WHAT IS NEEDED
Set all the material down again unchanged, without the pictures.

RECORDS FOR THIS EXERCISE
★ ★ ★
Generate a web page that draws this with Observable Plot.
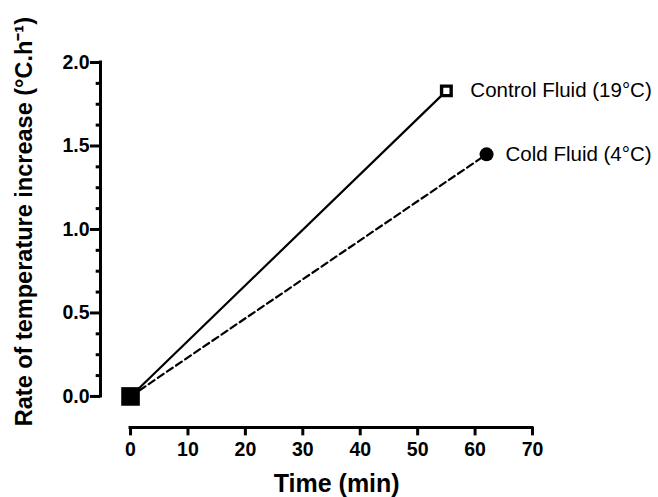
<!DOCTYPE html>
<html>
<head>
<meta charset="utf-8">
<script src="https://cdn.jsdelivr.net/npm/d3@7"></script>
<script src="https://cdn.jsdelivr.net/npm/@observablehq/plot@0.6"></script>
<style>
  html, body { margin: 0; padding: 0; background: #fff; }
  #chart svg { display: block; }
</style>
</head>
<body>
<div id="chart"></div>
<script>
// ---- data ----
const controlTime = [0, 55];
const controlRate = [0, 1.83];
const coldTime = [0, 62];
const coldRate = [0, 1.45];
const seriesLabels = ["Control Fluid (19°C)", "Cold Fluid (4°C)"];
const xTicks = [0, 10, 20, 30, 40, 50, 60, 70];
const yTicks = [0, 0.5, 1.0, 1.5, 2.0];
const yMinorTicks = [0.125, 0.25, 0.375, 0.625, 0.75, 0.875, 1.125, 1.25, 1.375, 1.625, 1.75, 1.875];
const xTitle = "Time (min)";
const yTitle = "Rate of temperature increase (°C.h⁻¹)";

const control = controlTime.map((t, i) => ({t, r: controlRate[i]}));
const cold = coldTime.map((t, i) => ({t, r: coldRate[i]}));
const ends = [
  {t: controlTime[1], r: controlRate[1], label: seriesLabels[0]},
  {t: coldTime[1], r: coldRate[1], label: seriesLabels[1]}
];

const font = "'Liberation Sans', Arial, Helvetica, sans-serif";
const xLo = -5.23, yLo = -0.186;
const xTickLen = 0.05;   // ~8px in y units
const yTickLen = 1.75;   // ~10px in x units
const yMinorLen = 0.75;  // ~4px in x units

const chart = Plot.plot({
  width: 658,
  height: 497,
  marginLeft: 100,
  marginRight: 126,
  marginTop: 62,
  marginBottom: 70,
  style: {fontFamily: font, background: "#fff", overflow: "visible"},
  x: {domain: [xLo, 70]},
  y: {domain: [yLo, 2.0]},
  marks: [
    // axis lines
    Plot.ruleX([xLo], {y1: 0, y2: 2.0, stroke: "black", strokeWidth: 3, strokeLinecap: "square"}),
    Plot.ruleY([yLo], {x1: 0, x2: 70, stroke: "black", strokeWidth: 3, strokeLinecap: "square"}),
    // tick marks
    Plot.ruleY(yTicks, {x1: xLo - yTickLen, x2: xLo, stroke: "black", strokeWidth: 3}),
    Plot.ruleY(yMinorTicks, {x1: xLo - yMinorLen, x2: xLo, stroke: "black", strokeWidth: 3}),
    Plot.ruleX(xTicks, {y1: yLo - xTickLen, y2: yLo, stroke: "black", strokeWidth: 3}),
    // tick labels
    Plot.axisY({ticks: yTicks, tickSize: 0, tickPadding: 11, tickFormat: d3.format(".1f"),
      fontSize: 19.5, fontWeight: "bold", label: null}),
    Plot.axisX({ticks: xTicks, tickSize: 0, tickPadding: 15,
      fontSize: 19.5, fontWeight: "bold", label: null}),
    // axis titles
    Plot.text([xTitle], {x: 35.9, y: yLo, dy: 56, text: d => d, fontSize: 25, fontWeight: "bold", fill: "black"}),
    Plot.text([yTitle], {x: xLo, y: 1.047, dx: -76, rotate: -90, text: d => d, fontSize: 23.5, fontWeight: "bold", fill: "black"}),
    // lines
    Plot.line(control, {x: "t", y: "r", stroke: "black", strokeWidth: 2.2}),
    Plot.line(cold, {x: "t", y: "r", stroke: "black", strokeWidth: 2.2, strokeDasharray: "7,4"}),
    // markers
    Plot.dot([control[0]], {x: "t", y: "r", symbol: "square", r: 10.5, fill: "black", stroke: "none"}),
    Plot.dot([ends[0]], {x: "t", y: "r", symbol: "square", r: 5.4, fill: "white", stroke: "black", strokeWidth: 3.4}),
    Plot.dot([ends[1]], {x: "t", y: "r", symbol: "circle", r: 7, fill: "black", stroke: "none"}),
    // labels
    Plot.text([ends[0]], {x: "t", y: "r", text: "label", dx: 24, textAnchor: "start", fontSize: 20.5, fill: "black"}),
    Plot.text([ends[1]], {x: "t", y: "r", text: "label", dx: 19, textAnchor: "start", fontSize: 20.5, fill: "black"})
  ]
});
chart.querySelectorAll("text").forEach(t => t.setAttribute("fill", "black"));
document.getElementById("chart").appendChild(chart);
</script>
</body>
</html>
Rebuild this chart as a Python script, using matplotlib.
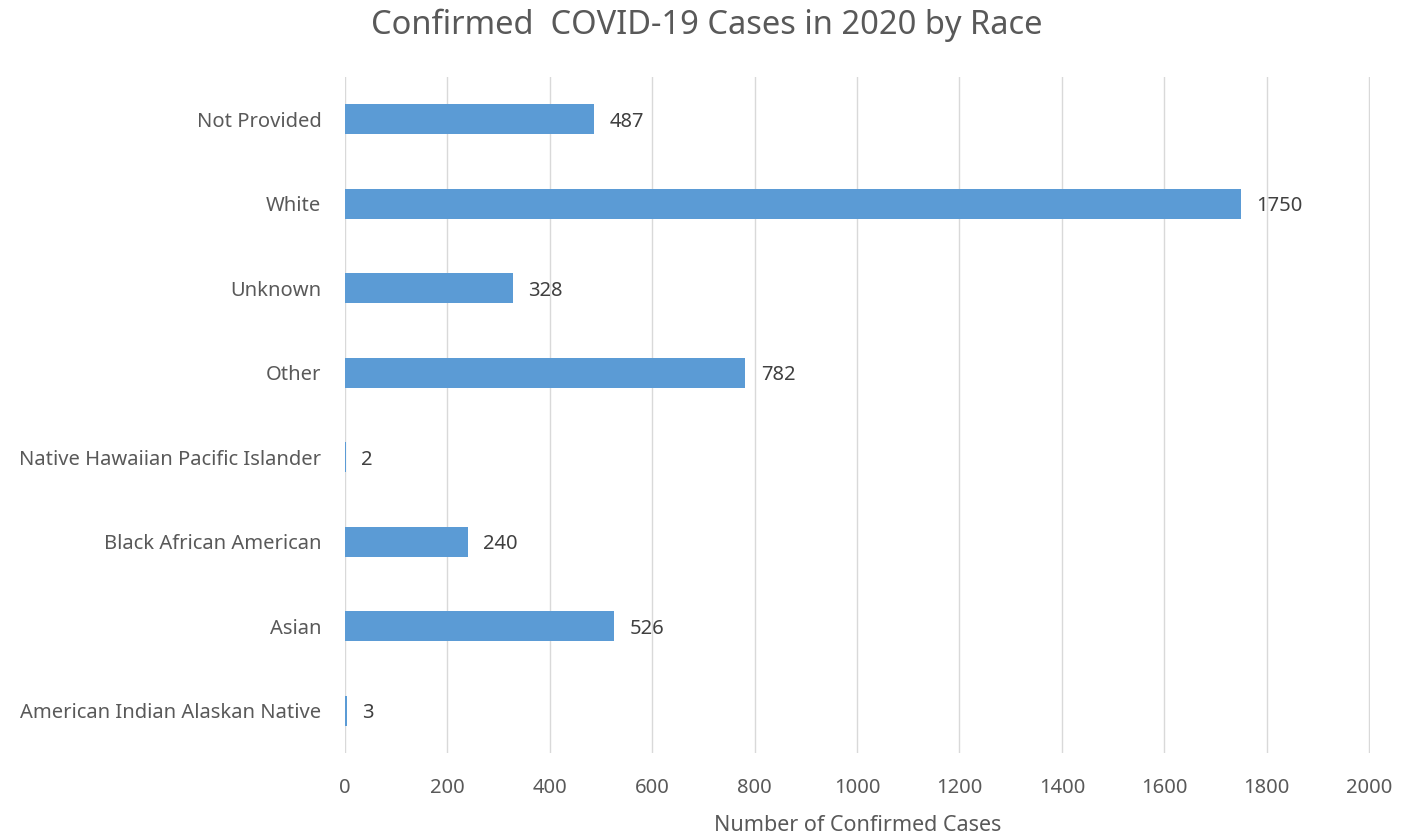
★ ★ ★
RESULT OF THE TASK
Generate a web page that draws this with Observable Plot.
<!DOCTYPE html>
<html>
<head>
<meta charset="utf-8">
<script src="https://cdn.jsdelivr.net/npm/d3@7"></script>
<script src="https://cdn.jsdelivr.net/npm/@observablehq/plot@0.6"></script>
<style>
  html, body { margin: 0; padding: 0; background: #fff; }
  #chart svg { display: block; }
</style>
</head>
<body>
<div id="chart"></div>
<script>
// ---- data ----
const controlTime = [0, 55];
const controlRate = [0, 1.83];
const coldTime = [0, 62];
const coldRate = [0, 1.45];
const seriesLabels = ["Control Fluid (19°C)", "Cold Fluid (4°C)"];
const xTicks = [0, 10, 20, 30, 40, 50, 60, 70];
const yTicks = [0, 0.5, 1.0, 1.5, 2.0];
const yMinorTicks = [0.125, 0.25, 0.375, 0.625, 0.75, 0.875, 1.125, 1.25, 1.375, 1.625, 1.75, 1.875];
const xTitle = "Time (min)";
const yTitle = "Rate of temperature increase (°C.h⁻¹)";

const control = controlTime.map((t, i) => ({t, r: controlRate[i]}));
const cold = coldTime.map((t, i) => ({t, r: coldRate[i]}));
const ends = [
  {t: controlTime[1], r: controlRate[1], label: seriesLabels[0]},
  {t: coldTime[1], r: coldRate[1], label: seriesLabels[1]}
];

const font = "'Liberation Sans', Arial, Helvetica, sans-serif";
const xLo = -5.23, yLo = -0.186;
const xTickLen = 0.05;   // ~8px in y units
const yTickLen = 1.75;   // ~10px in x units
const yMinorLen = 0.75;  // ~4px in x units

const chart = Plot.plot({
  width: 658,
  height: 497,
  marginLeft: 100,
  marginRight: 126,
  marginTop: 62,
  marginBottom: 70,
  style: {fontFamily: font, background: "#fff", overflow: "visible"},
  x: {domain: [xLo, 70]},
  y: {domain: [yLo, 2.0]},
  marks: [
    // axis lines
    Plot.ruleX([xLo], {y1: 0, y2: 2.0, stroke: "black", strokeWidth: 3, strokeLinecap: "square"}),
    Plot.ruleY([yLo], {x1: 0, x2: 70, stroke: "black", strokeWidth: 3, strokeLinecap: "square"}),
    // tick marks
    Plot.ruleY(yTicks, {x1: xLo - yTickLen, x2: xLo, stroke: "black", strokeWidth: 3}),
    Plot.ruleY(yMinorTicks, {x1: xLo - yMinorLen, x2: xLo, stroke: "black", strokeWidth: 3}),
    Plot.ruleX(xTicks, {y1: yLo - xTickLen, y2: yLo, stroke: "black", strokeWidth: 3}),
    // tick labels
    Plot.axisY({ticks: yTicks, tickSize: 0, tickPadding: 11, tickFormat: d3.format(".1f"),
      fontSize: 19.5, fontWeight: "bold", label: null}),
    Plot.axisX({ticks: xTicks, tickSize: 0, tickPadding: 15,
      fontSize: 19.5, fontWeight: "bold", label: null}),
    // axis titles
    Plot.text([xTitle], {x: 35.9, y: yLo, dy: 56, text: d => d, fontSize: 25, fontWeight: "bold", fill: "black"}),
    Plot.text([yTitle], {x: xLo, y: 1.047, dx: -76, rotate: -90, text: d => d, fontSize: 23.5, fontWeight: "bold", fill: "black"}),
    // lines
    Plot.line(control, {x: "t", y: "r", stroke: "black", strokeWidth: 2.2}),
    Plot.line(cold, {x: "t", y: "r", stroke: "black", strokeWidth: 2.2, strokeDasharray: "7,4"}),
    // markers
    Plot.dot([control[0]], {x: "t", y: "r", symbol: "square", r: 10.5, fill: "black", stroke: "none"}),
    Plot.dot([ends[0]], {x: "t", y: "r", symbol: "square", r: 5.4, fill: "white", stroke: "black", strokeWidth: 3.4}),
    Plot.dot([ends[1]], {x: "t", y: "r", symbol: "circle", r: 7, fill: "black", stroke: "none"}),
    // labels
    Plot.text([ends[0]], {x: "t", y: "r", text: "label", dx: 24, textAnchor: "start", fontSize: 20.5, fill: "black"}),
    Plot.text([ends[1]], {x: "t", y: "r", text: "label", dx: 19, textAnchor: "start", fontSize: 20.5, fill: "black"})
  ]
});
chart.querySelectorAll("text").forEach(t => t.setAttribute("fill", "black"));
document.getElementById("chart").appendChild(chart);
</script>
</body>
</html>
Rebuild this chart as a Python script, using matplotlib.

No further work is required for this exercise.